-- Begin --

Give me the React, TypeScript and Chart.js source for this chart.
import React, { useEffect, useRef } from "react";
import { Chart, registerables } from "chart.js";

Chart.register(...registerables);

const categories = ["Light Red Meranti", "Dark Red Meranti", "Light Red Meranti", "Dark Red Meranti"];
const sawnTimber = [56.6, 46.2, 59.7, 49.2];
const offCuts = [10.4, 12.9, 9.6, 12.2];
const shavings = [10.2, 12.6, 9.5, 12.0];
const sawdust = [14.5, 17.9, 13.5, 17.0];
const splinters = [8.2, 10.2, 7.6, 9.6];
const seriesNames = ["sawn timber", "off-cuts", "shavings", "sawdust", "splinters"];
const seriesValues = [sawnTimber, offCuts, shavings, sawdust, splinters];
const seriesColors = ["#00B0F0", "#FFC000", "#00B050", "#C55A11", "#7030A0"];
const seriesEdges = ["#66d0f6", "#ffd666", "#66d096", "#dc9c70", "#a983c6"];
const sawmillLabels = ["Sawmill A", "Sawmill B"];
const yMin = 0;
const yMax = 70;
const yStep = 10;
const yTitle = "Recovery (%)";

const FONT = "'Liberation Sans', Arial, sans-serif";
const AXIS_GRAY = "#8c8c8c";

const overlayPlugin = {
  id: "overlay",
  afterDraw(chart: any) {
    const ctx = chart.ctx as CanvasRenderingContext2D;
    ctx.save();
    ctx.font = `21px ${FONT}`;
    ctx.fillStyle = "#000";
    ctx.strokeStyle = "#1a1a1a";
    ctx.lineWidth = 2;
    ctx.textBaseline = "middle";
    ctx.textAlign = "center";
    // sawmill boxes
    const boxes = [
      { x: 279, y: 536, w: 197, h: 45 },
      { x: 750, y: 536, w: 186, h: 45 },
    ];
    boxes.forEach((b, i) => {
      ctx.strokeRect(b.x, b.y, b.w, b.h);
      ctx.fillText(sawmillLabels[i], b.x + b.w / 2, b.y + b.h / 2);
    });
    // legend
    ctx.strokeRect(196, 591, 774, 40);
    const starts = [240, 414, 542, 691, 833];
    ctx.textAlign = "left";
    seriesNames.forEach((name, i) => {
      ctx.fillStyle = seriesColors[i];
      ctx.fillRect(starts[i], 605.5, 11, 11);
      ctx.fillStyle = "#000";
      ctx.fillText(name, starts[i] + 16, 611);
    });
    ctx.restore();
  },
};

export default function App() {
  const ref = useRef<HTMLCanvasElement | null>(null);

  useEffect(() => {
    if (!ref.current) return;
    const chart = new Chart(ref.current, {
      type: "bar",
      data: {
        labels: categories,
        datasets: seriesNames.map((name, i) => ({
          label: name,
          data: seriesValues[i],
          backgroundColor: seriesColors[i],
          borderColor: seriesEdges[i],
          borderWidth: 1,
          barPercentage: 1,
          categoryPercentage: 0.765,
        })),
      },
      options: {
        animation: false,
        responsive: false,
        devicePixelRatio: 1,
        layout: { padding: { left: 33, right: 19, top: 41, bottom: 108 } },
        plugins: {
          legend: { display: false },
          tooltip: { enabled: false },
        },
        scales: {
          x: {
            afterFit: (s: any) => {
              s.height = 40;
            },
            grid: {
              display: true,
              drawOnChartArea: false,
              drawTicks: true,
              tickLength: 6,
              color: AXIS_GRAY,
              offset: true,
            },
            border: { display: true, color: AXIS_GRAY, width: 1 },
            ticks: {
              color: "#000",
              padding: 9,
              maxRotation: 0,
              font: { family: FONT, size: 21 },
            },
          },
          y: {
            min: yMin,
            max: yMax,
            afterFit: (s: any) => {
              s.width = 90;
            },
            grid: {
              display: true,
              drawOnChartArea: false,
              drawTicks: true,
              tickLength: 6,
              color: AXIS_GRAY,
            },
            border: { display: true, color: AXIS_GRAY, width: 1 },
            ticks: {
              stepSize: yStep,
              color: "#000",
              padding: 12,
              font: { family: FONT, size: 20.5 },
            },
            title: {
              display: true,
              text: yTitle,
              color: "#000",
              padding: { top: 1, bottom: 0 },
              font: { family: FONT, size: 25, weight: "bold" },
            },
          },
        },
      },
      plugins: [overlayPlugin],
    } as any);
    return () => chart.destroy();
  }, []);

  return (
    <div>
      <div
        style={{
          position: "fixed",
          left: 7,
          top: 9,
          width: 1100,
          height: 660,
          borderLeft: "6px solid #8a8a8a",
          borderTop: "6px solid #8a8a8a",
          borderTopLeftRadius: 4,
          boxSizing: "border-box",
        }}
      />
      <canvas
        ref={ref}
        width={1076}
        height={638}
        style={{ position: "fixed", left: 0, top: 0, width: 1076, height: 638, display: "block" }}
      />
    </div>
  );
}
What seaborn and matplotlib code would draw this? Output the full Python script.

-- End --

Exactly as shown, repeat every record.

Give me the React, TypeScript and Chart.js source for this chart.
import React, { useEffect, useRef } from "react";
import { Chart, registerables } from "chart.js";

Chart.register(...registerables);

const categories = ["Light Red Meranti", "Dark Red Meranti", "Light Red Meranti", "Dark Red Meranti"];
const sawnTimber = [56.6, 46.2, 59.7, 49.2];
const offCuts = [10.4, 12.9, 9.6, 12.2];
const shavings = [10.2, 12.6, 9.5, 12.0];
const sawdust = [14.5, 17.9, 13.5, 17.0];
const splinters = [8.2, 10.2, 7.6, 9.6];
const seriesNames = ["sawn timber", "off-cuts", "shavings", "sawdust", "splinters"];
const seriesValues = [sawnTimber, offCuts, shavings, sawdust, splinters];
const seriesColors = ["#00B0F0", "#FFC000", "#00B050", "#C55A11", "#7030A0"];
const seriesEdges = ["#66d0f6", "#ffd666", "#66d096", "#dc9c70", "#a983c6"];
const sawmillLabels = ["Sawmill A", "Sawmill B"];
const yMin = 0;
const yMax = 70;
const yStep = 10;
const yTitle = "Recovery (%)";

const FONT = "'Liberation Sans', Arial, sans-serif";
const AXIS_GRAY = "#8c8c8c";

const overlayPlugin = {
  id: "overlay",
  afterDraw(chart: any) {
    const ctx = chart.ctx as CanvasRenderingContext2D;
    ctx.save();
    ctx.font = `21px ${FONT}`;
    ctx.fillStyle = "#000";
    ctx.strokeStyle = "#1a1a1a";
    ctx.lineWidth = 2;
    ctx.textBaseline = "middle";
    ctx.textAlign = "center";
    // sawmill boxes
    const boxes = [
      { x: 279, y: 536, w: 197, h: 45 },
      { x: 750, y: 536, w: 186, h: 45 },
    ];
    boxes.forEach((b, i) => {
      ctx.strokeRect(b.x, b.y, b.w, b.h);
      ctx.fillText(sawmillLabels[i], b.x + b.w / 2, b.y + b.h / 2);
    });
    // legend
    ctx.strokeRect(196, 591, 774, 40);
    const starts = [240, 414, 542, 691, 833];
    ctx.textAlign = "left";
    seriesNames.forEach((name, i) => {
      ctx.fillStyle = seriesColors[i];
      ctx.fillRect(starts[i], 605.5, 11, 11);
      ctx.fillStyle = "#000";
      ctx.fillText(name, starts[i] + 16, 611);
    });
    ctx.restore();
  },
};

export default function App() {
  const ref = useRef<HTMLCanvasElement | null>(null);

  useEffect(() => {
    if (!ref.current) return;
    const chart = new Chart(ref.current, {
      type: "bar",
      data: {
        labels: categories,
        datasets: seriesNames.map((name, i) => ({
          label: name,
          data: seriesValues[i],
          backgroundColor: seriesColors[i],
          borderColor: seriesEdges[i],
          borderWidth: 1,
          barPercentage: 1,
          categoryPercentage: 0.765,
        })),
      },
      options: {
        animation: false,
        responsive: false,
        devicePixelRatio: 1,
        layout: { padding: { left: 33, right: 19, top: 41, bottom: 108 } },
        plugins: {
          legend: { display: false },
          tooltip: { enabled: false },
        },
        scales: {
          x: {
            afterFit: (s: any) => {
              s.height = 40;
            },
            grid: {
              display: true,
              drawOnChartArea: false,
              drawTicks: true,
              tickLength: 6,
              color: AXIS_GRAY,
              offset: true,
            },
            border: { display: true, color: AXIS_GRAY, width: 1 },
            ticks: {
              color: "#000",
              padding: 9,
              maxRotation: 0,
              font: { family: FONT, size: 21 },
            },
          },
          y: {
            min: yMin,
            max: yMax,
            afterFit: (s: any) => {
              s.width = 90;
            },
            grid: {
              display: true,
              drawOnChartArea: false,
              drawTicks: true,
              tickLength: 6,
              color: AXIS_GRAY,
            },
            border: { display: true, color: AXIS_GRAY, width: 1 },
            ticks: {
              stepSize: yStep,
              color: "#000",
              padding: 12,
              font: { family: FONT, size: 20.5 },
            },
            title: {
              display: true,
              text: yTitle,
              color: "#000",
              padding: { top: 1, bottom: 0 },
              font: { family: FONT, size: 25, weight: "bold" },
            },
          },
        },
      },
      plugins: [overlayPlugin],
    } as any);
    return () => chart.destroy();
  }, []);

  return (
    <div>
      <div
        style={{
          position: "fixed",
          left: 7,
          top: 9,
          width: 1100,
          height: 660,
          borderLeft: "6px solid #8a8a8a",
          borderTop: "6px solid #8a8a8a",
          borderTopLeftRadius: 4,
          boxSizing: "border-box",
        }}
      />
      <canvas
        ref={ref}
        width={1076}
        height={638}
        style={{ position: "fixed", left: 0, top: 0, width: 1076, height: 638, display: "block" }}
      />
    </div>
  );
}
What seaborn and matplotlib code would draw this? Output the full Python script.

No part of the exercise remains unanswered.